As blockchain technology witnesses increased usage, it is important to know the frontiers it surpasses in the digital payments landscape. You can, essentially, hold your own value and transact it as you please to peers on the network you use. Third parties like financial institutions and centralized payment processors are absent from the equation, enabling anyone with an internet connection to transfer value to their peers while maintaining complete control over their assets and actions.
Before the blockchain arrived in the payments world, there were several attempts at creating digital payment systems that did not involve centralized overseers. The developments, in fact, ended up needing to involve some form of centralization in their processes. While there are sufficient reasons to develop decentralized digital payments, as exhibited by the success of several blockchain networks, it was impossible to overcome certain issues with decentralized payments. Bitcoin’s introduction as a functional blockchain in 2009 changed that, allowing the digital payments landscape to conquer problems like double spending and finally embrace decentralization.
What Is Double Spending?
Double spending is an issue with peer-to-peer decentralized payments networks, including certain blockchains, where the same units of digital currency can be spent more than once. With blockchain, specifically, they are attacks on a blockchain network that allows attackers to spend the same cryptocurrencies twice. Although blockchain technology eliminates the possibility of double spending at a fundamental level, it can be achieved in certain rare conditions.
Basically, attackers can convince the recipient that an initiated transaction will deliver the promised cryptocurrency, but the funds never reach the recipient. Such an instance enables attackers to spend the same cryptocurrency in a subsequent transaction. The subsequent transaction invalidates the previous one, ergo, allowing them to pull a fast one. Otherwise, they can invalidate an executed transaction by manipulating the blockchain. Accomplishing the latter is immensely hard and is not a concern for most blockchain networks that have their basics right.
While there were several attempts to create a truly decentralized digital payments network, centralization always crept in. The issue was that without a centralized entity overseeing the state of the network, it was near impossible to develop a system that prevented the possibility of spending the same digital currency twice. After all, who is keeping a check on your transactions? Or the balance in your accounts preceding the transaction you just made?
The absence of intermediaries facilitating the bookkeeping activities of a financial network made it possible for users to replicate transactions and spend the same units of value again. Thus, such projects barely made it as working products and remained conceptual.
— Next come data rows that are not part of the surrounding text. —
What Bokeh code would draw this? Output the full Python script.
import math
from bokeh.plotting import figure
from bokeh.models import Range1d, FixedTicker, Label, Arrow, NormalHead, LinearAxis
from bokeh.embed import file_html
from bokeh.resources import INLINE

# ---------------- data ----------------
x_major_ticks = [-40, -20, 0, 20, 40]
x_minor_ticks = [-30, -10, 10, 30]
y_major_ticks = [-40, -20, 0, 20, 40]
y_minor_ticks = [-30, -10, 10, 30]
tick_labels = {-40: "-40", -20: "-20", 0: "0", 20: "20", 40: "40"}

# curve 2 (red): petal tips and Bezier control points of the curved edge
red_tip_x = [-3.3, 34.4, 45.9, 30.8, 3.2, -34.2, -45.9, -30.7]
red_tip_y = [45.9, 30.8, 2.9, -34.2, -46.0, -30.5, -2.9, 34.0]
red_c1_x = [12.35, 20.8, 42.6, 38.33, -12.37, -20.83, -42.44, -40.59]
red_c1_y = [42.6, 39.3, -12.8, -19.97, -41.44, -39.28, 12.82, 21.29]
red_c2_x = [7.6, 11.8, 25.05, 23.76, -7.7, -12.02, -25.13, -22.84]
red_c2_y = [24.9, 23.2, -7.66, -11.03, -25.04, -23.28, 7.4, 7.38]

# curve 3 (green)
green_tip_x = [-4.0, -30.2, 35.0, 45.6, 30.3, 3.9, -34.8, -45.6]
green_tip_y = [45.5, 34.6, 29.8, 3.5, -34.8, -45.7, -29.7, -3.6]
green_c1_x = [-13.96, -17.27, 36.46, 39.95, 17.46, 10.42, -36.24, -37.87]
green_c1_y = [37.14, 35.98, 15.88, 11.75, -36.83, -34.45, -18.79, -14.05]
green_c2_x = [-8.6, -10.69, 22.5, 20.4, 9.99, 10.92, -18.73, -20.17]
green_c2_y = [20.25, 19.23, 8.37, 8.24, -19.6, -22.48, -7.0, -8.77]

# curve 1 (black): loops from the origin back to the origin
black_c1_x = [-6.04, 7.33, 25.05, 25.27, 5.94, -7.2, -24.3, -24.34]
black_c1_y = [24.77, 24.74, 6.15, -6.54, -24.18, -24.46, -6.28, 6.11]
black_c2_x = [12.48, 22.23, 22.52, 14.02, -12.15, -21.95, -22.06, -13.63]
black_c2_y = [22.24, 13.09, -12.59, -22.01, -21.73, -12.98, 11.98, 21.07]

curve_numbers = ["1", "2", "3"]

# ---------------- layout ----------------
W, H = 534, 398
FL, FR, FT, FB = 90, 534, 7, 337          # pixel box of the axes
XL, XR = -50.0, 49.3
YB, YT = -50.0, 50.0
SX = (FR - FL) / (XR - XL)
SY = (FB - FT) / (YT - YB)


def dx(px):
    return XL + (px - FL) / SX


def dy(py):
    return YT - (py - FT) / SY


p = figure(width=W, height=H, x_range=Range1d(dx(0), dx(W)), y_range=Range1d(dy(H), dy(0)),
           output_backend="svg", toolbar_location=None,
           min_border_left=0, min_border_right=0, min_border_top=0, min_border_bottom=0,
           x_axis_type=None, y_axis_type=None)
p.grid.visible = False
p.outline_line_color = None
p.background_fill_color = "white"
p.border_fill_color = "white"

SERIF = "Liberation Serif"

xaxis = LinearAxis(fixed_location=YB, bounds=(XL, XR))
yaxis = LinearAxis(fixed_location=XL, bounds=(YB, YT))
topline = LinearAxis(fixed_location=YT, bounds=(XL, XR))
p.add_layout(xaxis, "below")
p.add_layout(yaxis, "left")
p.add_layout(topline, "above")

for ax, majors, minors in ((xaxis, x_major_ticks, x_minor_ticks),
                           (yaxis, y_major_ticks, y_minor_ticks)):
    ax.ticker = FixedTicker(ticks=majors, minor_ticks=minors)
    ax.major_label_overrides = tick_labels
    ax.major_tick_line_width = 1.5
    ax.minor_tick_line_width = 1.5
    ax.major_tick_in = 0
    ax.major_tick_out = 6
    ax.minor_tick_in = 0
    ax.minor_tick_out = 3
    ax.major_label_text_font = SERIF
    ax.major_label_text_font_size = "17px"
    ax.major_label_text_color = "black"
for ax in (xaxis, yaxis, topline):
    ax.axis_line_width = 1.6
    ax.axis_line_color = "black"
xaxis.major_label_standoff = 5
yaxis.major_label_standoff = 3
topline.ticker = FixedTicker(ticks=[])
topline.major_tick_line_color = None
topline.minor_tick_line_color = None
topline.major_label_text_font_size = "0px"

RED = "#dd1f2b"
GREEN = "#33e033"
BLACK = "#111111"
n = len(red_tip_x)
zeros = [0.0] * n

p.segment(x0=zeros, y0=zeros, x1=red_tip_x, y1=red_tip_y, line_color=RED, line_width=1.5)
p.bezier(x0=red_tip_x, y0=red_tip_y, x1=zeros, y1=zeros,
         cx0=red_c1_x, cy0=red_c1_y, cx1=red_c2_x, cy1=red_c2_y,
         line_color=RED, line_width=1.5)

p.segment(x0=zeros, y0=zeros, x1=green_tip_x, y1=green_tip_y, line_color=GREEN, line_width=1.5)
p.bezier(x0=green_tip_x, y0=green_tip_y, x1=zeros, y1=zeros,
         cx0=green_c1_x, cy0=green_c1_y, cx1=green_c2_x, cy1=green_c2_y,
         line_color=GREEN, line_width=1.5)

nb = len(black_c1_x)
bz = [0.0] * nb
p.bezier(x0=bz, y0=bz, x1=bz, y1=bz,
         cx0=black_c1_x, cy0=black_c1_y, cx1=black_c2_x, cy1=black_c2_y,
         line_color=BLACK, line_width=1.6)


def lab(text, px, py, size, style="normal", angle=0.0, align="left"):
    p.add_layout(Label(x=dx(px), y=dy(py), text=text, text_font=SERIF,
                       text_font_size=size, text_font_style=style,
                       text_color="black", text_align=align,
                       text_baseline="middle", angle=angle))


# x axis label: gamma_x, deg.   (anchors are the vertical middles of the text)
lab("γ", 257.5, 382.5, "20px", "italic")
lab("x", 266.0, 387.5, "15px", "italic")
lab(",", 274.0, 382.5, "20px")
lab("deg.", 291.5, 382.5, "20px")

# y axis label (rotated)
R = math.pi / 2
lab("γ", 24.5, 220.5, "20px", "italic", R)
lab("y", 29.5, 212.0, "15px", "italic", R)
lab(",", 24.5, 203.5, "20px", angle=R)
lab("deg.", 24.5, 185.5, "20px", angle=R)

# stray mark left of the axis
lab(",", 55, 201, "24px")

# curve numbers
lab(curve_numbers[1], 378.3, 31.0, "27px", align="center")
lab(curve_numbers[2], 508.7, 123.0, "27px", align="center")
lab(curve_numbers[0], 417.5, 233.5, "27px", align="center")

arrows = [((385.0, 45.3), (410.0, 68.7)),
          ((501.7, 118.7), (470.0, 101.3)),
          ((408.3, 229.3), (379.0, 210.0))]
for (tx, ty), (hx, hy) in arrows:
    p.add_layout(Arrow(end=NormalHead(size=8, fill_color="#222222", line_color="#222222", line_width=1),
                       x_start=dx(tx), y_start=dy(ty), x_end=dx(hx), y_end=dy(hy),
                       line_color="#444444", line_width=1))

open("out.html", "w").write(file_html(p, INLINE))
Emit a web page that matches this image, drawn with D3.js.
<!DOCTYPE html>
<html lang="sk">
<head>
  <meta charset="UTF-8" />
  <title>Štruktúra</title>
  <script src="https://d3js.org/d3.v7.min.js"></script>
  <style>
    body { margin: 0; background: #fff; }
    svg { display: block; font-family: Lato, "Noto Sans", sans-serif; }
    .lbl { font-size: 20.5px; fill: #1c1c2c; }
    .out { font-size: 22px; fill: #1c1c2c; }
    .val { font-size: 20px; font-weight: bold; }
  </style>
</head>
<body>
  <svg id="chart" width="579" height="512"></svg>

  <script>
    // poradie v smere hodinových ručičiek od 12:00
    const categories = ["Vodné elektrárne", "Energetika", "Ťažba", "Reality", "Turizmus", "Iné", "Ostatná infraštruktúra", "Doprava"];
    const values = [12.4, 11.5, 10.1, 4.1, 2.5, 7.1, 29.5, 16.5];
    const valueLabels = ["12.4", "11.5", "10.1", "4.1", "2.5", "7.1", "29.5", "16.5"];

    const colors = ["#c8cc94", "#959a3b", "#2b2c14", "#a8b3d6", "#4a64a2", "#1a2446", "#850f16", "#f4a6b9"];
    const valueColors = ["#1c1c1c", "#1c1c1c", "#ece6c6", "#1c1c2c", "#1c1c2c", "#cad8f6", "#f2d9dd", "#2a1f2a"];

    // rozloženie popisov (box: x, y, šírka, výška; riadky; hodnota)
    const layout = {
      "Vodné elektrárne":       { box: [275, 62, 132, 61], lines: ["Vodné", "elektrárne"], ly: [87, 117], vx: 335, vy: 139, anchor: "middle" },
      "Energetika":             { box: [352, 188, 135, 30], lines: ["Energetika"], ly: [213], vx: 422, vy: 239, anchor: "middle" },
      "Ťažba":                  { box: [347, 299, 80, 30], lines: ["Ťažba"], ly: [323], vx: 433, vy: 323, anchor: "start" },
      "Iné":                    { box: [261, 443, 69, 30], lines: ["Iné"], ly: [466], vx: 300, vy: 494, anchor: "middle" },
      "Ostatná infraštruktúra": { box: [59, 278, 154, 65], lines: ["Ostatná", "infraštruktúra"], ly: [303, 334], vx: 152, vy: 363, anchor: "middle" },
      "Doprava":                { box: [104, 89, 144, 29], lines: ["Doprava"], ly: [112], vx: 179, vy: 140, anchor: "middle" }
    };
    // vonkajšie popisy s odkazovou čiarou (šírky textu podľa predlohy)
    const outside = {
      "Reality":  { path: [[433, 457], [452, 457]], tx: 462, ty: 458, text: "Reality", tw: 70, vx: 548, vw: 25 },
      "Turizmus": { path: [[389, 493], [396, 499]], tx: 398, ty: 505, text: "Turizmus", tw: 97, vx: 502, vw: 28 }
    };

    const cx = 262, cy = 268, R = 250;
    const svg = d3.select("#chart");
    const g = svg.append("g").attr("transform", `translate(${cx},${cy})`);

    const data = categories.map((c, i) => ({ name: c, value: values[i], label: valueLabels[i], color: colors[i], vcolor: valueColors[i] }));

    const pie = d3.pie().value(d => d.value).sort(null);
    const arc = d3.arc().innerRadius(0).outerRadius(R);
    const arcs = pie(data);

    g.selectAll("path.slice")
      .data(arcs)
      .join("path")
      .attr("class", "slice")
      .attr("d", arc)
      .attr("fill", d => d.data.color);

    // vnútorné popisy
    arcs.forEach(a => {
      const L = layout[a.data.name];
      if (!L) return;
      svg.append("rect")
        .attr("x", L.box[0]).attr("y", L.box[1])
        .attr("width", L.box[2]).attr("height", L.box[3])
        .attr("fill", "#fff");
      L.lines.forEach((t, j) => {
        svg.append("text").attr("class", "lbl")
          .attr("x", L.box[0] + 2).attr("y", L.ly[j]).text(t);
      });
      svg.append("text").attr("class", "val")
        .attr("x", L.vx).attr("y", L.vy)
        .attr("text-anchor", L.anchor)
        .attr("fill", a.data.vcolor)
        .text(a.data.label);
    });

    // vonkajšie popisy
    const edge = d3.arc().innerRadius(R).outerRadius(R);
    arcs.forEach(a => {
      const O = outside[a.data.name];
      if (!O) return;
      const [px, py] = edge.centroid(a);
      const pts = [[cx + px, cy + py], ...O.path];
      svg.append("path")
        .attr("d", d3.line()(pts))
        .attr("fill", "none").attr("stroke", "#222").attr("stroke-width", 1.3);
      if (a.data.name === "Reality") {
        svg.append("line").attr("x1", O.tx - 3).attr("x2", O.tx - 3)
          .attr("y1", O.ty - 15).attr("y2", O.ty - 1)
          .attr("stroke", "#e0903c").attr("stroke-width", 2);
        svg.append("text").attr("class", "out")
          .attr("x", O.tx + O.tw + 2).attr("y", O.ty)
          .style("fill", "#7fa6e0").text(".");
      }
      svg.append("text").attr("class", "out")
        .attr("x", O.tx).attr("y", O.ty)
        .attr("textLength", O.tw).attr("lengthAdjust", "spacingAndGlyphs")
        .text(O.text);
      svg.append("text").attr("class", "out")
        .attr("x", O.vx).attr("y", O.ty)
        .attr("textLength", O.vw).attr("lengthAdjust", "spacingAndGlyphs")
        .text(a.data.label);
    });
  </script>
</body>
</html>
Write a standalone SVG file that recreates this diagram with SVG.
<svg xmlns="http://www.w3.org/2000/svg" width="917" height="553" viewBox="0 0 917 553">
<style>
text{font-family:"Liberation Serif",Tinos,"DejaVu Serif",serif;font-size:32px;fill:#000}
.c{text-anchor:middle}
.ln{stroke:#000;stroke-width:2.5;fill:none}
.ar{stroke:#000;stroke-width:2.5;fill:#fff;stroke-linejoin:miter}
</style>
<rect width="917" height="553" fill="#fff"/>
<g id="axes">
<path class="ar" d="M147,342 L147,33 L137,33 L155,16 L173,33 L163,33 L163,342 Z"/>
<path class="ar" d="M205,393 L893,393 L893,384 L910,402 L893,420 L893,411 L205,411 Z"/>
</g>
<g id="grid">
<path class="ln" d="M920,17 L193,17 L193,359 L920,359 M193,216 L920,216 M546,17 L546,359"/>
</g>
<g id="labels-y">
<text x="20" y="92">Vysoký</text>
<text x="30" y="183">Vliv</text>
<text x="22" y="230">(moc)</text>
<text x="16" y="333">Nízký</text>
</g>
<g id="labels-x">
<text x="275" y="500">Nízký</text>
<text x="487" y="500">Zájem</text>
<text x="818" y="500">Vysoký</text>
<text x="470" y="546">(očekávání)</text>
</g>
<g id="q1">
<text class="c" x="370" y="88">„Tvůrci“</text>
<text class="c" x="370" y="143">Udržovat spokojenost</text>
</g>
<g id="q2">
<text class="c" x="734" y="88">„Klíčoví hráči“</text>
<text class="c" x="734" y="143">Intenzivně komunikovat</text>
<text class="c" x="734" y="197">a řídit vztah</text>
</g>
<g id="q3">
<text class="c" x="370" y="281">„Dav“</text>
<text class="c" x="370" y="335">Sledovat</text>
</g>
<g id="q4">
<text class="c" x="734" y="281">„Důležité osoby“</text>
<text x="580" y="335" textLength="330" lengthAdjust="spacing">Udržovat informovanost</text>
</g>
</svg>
Those that did witness usage inculcated centralized practices to prevent double-spending.
Decentralized and distributed networks faced the Byzantine General’s Problem. In a nutshell, the anonymous parties governing the functioning of the networks were susceptible to attacks from bad actors, like malicious counterparts wanting to double-spend digital currencies. Although centralized practices evade the problem more than they eliminate it, the need for decentralized alternatives brought us the Bitcoin network, which addressed the issue.
Blockchain And Its Ability to Ward Off Double Spending
Thanks to the use of cryptographic methods to store transaction data on the blockchain and the Proof-of-Work consensus mechanism to mine blocks and confirm transactions — blockchain technology found a solution to the double-spending issue. Satoshi Nakamoto, the party behind the creation of Bitcoin, is responsible for bringing these developments. The Proof-of-Stake consensus mechanism, more popularly adopted these days, follows PoW’s footsteps in providing blockchain networks immunity against double-spending.
Blockchain technology secures confirmed transaction data on blocks that are added consecutively to the blockchain. The blocks are cryptographically hashed to secure the transaction data they store in them. Cryptography makes the data in the blocks immutable, preventing bad actors from changing the recorded transaction data. Further, the stored data, acting as the transaction history, is written on every block and maintained transparently for everyone to see.
Blockchain transparency and immutability offer a decentralized ledger that allows the entire network to verify the balances held by each user. It helps assess if the users indeed have the cryptocurrency they want to spend. Those on the network can, hence, identify double spending efforts. The identification is mostly made by network participants — miners or validators depending on the consensus mechanism — who are rewarded for adding the verified transactions on blocks and attaching them to the chain.
Because of the incentive mechanism, the network participants are determined to act in the best interest of the network. Since network security and upkeep yield profits, the network participants are likely to identify malicious attempts to double-spend cryptocurrency. Immediate consensus is reached by the network participants to deem the malicious blocks as invalid and keep up the network’s integrity. Thus, blockchain networks face significantly low chances of witnessing double spending incidents.